NMPA chief executive David Israelite claimed that Google conducts more than 5 million searches for lyrics daily, and that more than 50 percent of those hits go to sites that aren't licensed to publish performer's work. He clarified that the orders against sites such as Rap Genius will not be issued against personal blogs, or small not-for-profit websites.
The cofounder of Rap Genius, Ilan Zechory, argued in an interview with Billboard that his site went beyond the limits of other lyric-providing sites by allowing users to interact and discuss the content featured.

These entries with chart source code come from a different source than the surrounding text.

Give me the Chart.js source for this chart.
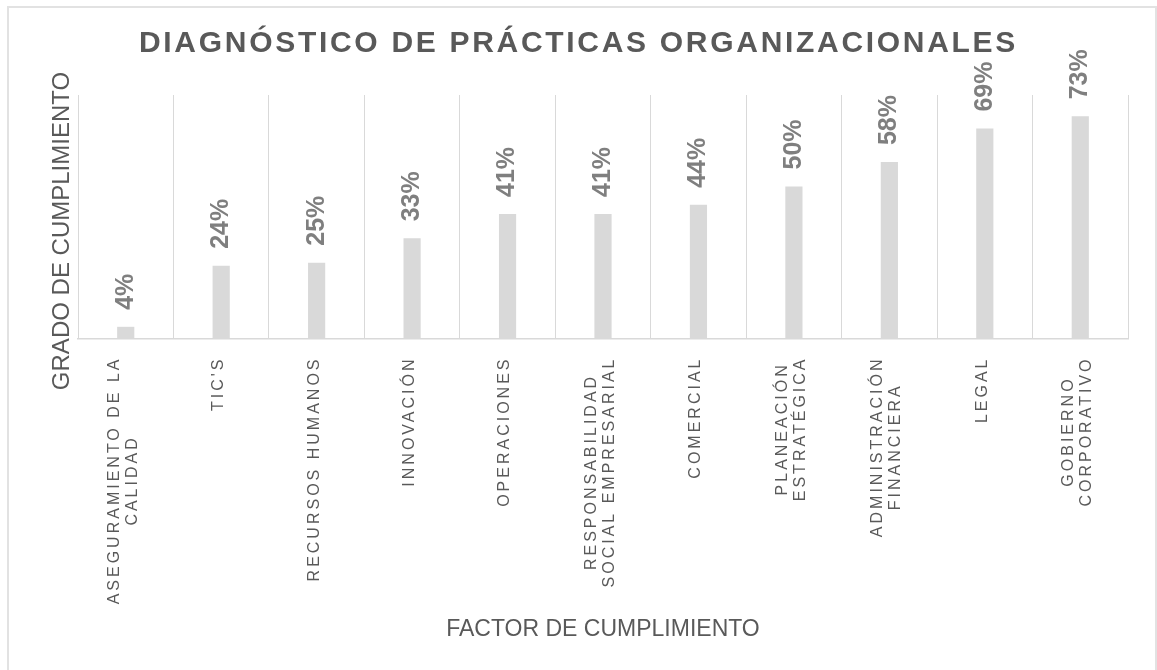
<!DOCTYPE html>
<html>
<head>
<meta charset="utf-8">
<title>Diagnóstico de prácticas organizacionales</title>
<script src="https://cdn.jsdelivr.net/npm/chart.js"></script>
<style>
    html, body { margin: 0; padding: 0; background: #fff; overflow: hidden; }
    .frame {
        position: absolute; left: 7px; top: 6px;
        width: 1146px; height: 662px;
        border: 2px solid #e2e2e2; border-bottom: none;
    }
    #chart { position: absolute; left: 0; top: 0; }
</style>
</head>
<body>
<div class="frame"></div>
<canvas id="chart" width="1157" height="670"></canvas>
<script>
    // datos
    const categories = [
        ['ASEGURAMIENTO DE LA', 'CALIDAD'],
        "TIC'S",
        'RECURSOS HUMANOS',
        'INNOVACIÓN',
        'OPERACIONES',
        ['RESPONSABILIDAD', 'SOCIAL EMPRESARIAL'],
        'COMERCIAL',
        ['PLANEACIÓN', 'ESTRATÉGICA'],
        ['ADMINISTRACIÓN', 'FINANCIERA'],
        'LEGAL',
        ['GOBIERNO', 'CORPORATIVO']
    ];
    const values = [4, 24, 25, 33, 41, 41, 44, 50, 58, 69, 73];
    const yMax = 80;

    const chartTitle = 'DIAGNÓSTICO DE PRÁCTICAS ORGANIZACIONALES';
    const yTitle = 'GRADO DE CUMPLIMIENTO';
    const xTitle = 'FACTOR DE CUMPLIMIENTO';

    const fontFamily = '"Liberation Sans", Arial, sans-serif';
    const textColor = '#595959';
    const labelColor = '#7f7f7f';
    const barColor = '#d9d9d9';
    const lineColor = '#d9d9d9';

    const tickFontSize = 16;
    const tickLineHeight = 18;
    const tickSpacing = '3px';
    const titleSpacing = '2.7px';

    Chart.defaults.font.family = fontFamily;
    Chart.defaults.color = textColor;

    // etiquetas del eje x: rotadas, espaciadas y centradas linea por linea
    function drawCategoryLabels() {
        const ctx = this.ctx;
        ctx.save();
        ctx.font = `${tickFontSize}px ${fontFamily}`;
        ctx.letterSpacing = tickSpacing;
        ctx.fillStyle = textColor;
        ctx.textAlign = 'center';
        ctx.textBaseline = 'middle';
        this.ticks.forEach((tick, i) => {
            const lines = [].concat(tick.label);
            const width = Math.max(...lines.map(l => ctx.measureText(l).width));
            ctx.save();
            ctx.translate(this.getPixelForTick(i) - 2.5, this.top + 17.5);
            ctx.rotate(-Math.PI / 2);
            lines.forEach((line, j) => {
                ctx.fillText(line, -width / 2, (j - (lines.length - 1) / 2) * tickLineHeight);
            });
            ctx.restore();
        });
        ctx.restore();
    }

    const stylePlugin = {
        id: 'stylePlugin',
        beforeDraw(chart) {
            const title = chart.titleBlock;
            if (title && !title._spaced) {
                const draw = title.draw;
                title.draw = function (area) {
                    this.ctx.save();
                    this.ctx.letterSpacing = titleSpacing;
                    draw.call(this, area);
                    this.ctx.restore();
                };
                title._spaced = true;
            }
            const x = chart.scales.x;
            if (!x._spaced) {
                x.drawLabels = drawCategoryLabels;
                x._spaced = true;
            }
            const y = chart.scales.y;
            if (!y._shifted) {
                const drawTitle = y.drawTitle;
                y.drawTitle = function () {
                    this.ctx.save();
                    this.ctx.translate(0, 14);
                    drawTitle.call(this);
                    this.ctx.restore();
                };
                y._shifted = true;
            }
        },
        afterDatasetsDraw(chart) {
            const ctx = chart.ctx;
            const meta = chart.getDatasetMeta(0);
            ctx.save();
            ctx.font = `bold 25px ${fontFamily}`;
            ctx.fillStyle = labelColor;
            ctx.textAlign = 'left';
            ctx.textBaseline = 'middle';
            meta.data.forEach((bar, i) => {
                ctx.save();
                ctx.translate(bar.x, bar.y - 17);
                ctx.rotate(-Math.PI / 2);
                ctx.fillText(values[i] + '%', 0, 0);
                ctx.restore();
            });
            ctx.restore();
        }
    };

    new Chart(document.getElementById('chart'), {
        type: 'bar',
        data: {
            labels: categories,
            datasets: [{
                data: values,
                backgroundColor: barColor,
                borderWidth: 0,
                barPercentage: 0.18,
                categoryPercentage: 1
            }]
        },
        options: {
            responsive: false,
            animation: false,
            layout: { padding: 0 },
            plugins: {
                legend: { display: false },
                tooltip: { enabled: false },
                title: {
                    display: true,
                    text: chartTitle,
                    color: textColor,
                    font: { size: 30, weight: 'bold', lineHeight: 1.2 },
                    padding: { top: 26, bottom: 33 }
                }
            },
            scales: {
                x: {
                    grid: { display: true, color: lineColor, lineWidth: 1, drawTicks: false, offset: true },
                    border: { display: true, color: lineColor, width: 1.5 },
                    ticks: { display: true, minRotation: 90, maxRotation: 90, autoSkip: false },
                    title: {
                        display: true,
                        text: xTitle,
                        color: textColor,
                        font: { size: 23, lineHeight: 1.2 },
                        padding: { top: 0, bottom: 27 }
                    },
                    afterFit: scale => { scale.height = 331; }
                },
                y: {
                    min: 0,
                    max: yMax,
                    grid: { display: false },
                    border: { display: false },
                    ticks: { display: false },
                    title: {
                        display: true,
                        text: yTitle,
                        color: textColor,
                        font: { size: 24, lineHeight: 1.2 },
                        padding: { top: 48, bottom: 0 }
                    },
                    afterFit: scale => { scale.width = 78; }
                },
                right: {
                    position: 'right',
                    display: true,
                    grid: { display: false },
                    border: { display: false },
                    ticks: { display: false },
                    afterFit: scale => { scale.width = 29; }
                }
            }
        },
        plugins: [stylePlugin]
    });
</script>
</body>
</html>
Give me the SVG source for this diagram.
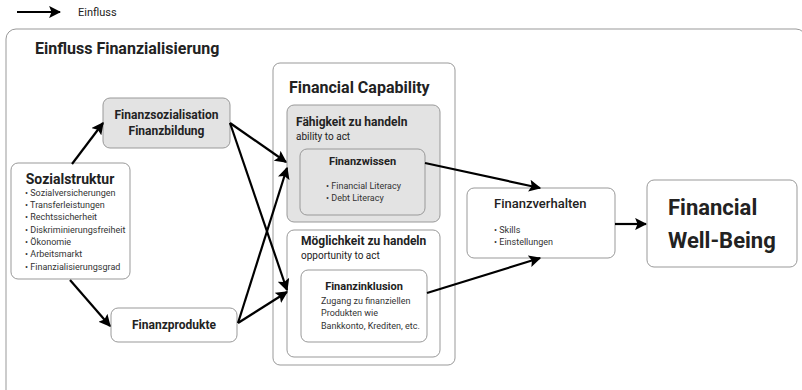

"The lyrics sites the NMPA refers to simply display song lyrics, while Rap Genius has crowdsourced annotations that give context to all the lyrics line by line, and tens of thousands of verified annotations directly from writers and performers," he said. "These layers of context and meaning transform a static, flat lyric page into an interactive, vibrant art experience created by a community of volunteer scholars."
He has a point. The world never would have known the true spelling of Pusha T's "yeachh" noise had it not been for Rap Genius. Looks like you should play with its lyrical analysis tool while you still can.